[Stored items]

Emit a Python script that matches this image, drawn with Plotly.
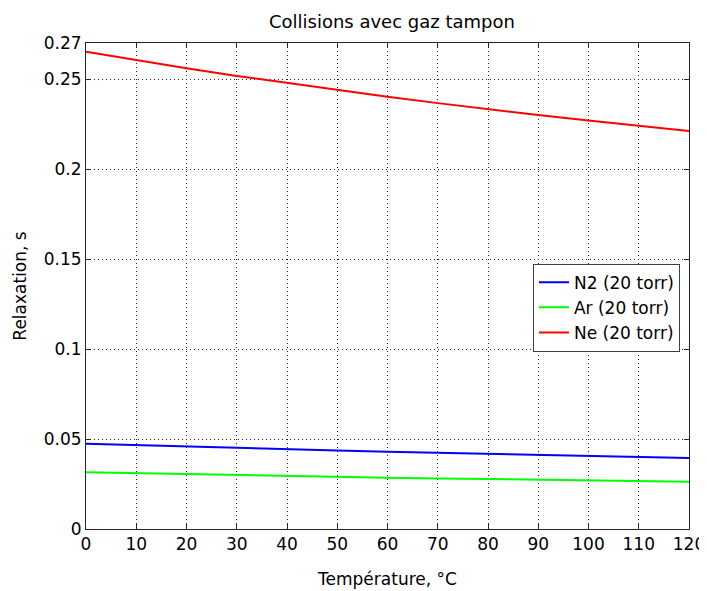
import plotly.graph_objects as go

temperature = [0, 10, 20, 30, 40, 50, 60, 70, 80, 90, 100, 110, 120]
n2_relax = [0.0474, 0.04656, 0.04575, 0.04499, 0.04427, 0.04358, 0.04292, 0.04229, 0.04169, 0.04111, 0.04056, 0.04002, 0.03951]
ar_relax = [0.0315, 0.03094, 0.03041, 0.02990, 0.02942, 0.02896, 0.02852, 0.02810, 0.02770, 0.02732, 0.02695, 0.02660, 0.02626]
ne_relax = [0.2652, 0.2605, 0.2560, 0.2517, 0.2477, 0.2438, 0.2401, 0.2366, 0.2332, 0.2300, 0.2269, 0.2239, 0.2211]

series_names = ["N2 (20 torr)", "Ar (20 torr)", "Ne (20 torr)"]
series_colors = ["#0000ff", "#00ff00", "#ff0000"]

x_ticks = list(range(0, 121, 10))
y_tickvals = [0, 0.05, 0.1, 0.15, 0.2, 0.25, 0.27]
y_ticktext = ["0", "0.05", "0.1", "0.15", "0.2", "0.25", "0.27"]

fig = go.Figure()
for name, ys, col in zip(series_names, [n2_relax, ar_relax, ne_relax], series_colors):
    fig.add_trace(go.Scatter(x=temperature, y=ys, mode="lines", name=name,
                             line=dict(color=col, width=2)))

font_family = "DejaVu Sans, sans-serif"
axis_common = dict(
    showline=True, linecolor="#262626", linewidth=1, mirror="ticks",
    ticks="inside", ticklen=5, tickcolor="#262626",
    showgrid=True, gridcolor="#262626", gridwidth=1, griddash="1px,3px",
    zeroline=False, automargin=False,
    tickfont=dict(size=17, color="black", family=font_family),
)

fig.update_layout(
    width=707, height=591,
    paper_bgcolor="white", plot_bgcolor="white",
    margin=dict(l=78, r=26, t=35, b=70),
    title=dict(text="Collisions avec gaz tampon", x=0.543, xanchor="center",
               y=0.977, yanchor="middle",
               font=dict(size=18, color="black", family=font_family)),
    xaxis=dict(range=[0, 120], tickvals=x_ticks,
               title=dict(text="Température, °C", standoff=19,
                          font=dict(size=17, color="black", family=font_family)),
               **axis_common),
    yaxis=dict(range=[0, 0.27], tickvals=y_tickvals, ticktext=y_ticktext,
               title=dict(text="Relaxation, s", standoff=12,
                          font=dict(size=17, color="black", family=font_family)),
               **axis_common),
    legend=dict(x=0.985, y=0.546, xanchor="right", yanchor="top",
                bgcolor="white", bordercolor="#404040", borderwidth=1,
                entrywidth=158, entrywidthmode="pixels",
                font=dict(size=17, color="black", family=font_family)),
    showlegend=True,
)

fig.write_html("out.html")
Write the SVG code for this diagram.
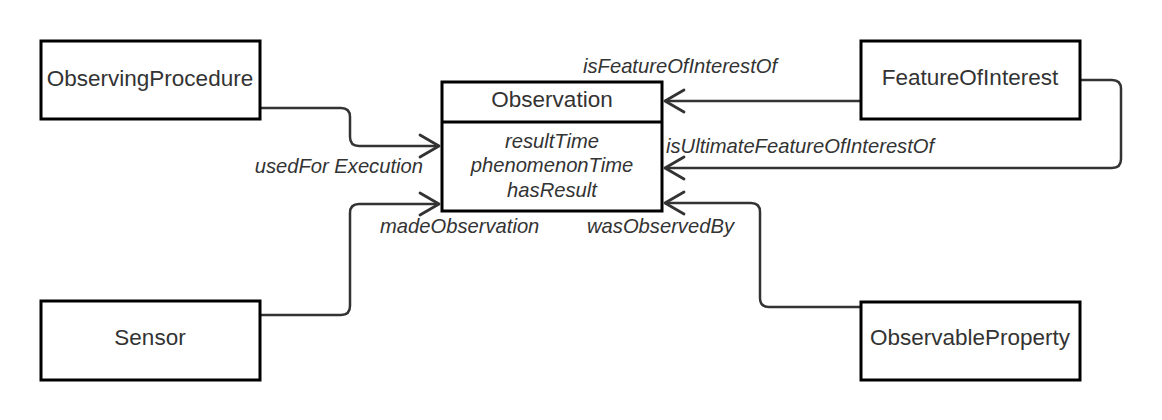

THE PROBLEM: Both the first line of the records above and the line containing "line=dict(color=col, width=2)))" belong in the copy; please return them and every line between, exactly, minus the pictures.

REPLY TO THE TASK:
Emit a Python script that matches this image, drawn with Plotly.
import plotly.graph_objects as go

temperature = [0, 10, 20, 30, 40, 50, 60, 70, 80, 90, 100, 110, 120]
n2_relax = [0.0474, 0.04656, 0.04575, 0.04499, 0.04427, 0.04358, 0.04292, 0.04229, 0.04169, 0.04111, 0.04056, 0.04002, 0.03951]
ar_relax = [0.0315, 0.03094, 0.03041, 0.02990, 0.02942, 0.02896, 0.02852, 0.02810, 0.02770, 0.02732, 0.02695, 0.02660, 0.02626]
ne_relax = [0.2652, 0.2605, 0.2560, 0.2517, 0.2477, 0.2438, 0.2401, 0.2366, 0.2332, 0.2300, 0.2269, 0.2239, 0.2211]

series_names = ["N2 (20 torr)", "Ar (20 torr)", "Ne (20 torr)"]
series_colors = ["#0000ff", "#00ff00", "#ff0000"]

x_ticks = list(range(0, 121, 10))
y_tickvals = [0, 0.05, 0.1, 0.15, 0.2, 0.25, 0.27]
y_ticktext = ["0", "0.05", "0.1", "0.15", "0.2", "0.25", "0.27"]

fig = go.Figure()
for name, ys, col in zip(series_names, [n2_relax, ar_relax, ne_relax], series_colors):
    fig.add_trace(go.Scatter(x=temperature, y=ys, mode="lines", name=name,
                             line=dict(color=col, width=2)))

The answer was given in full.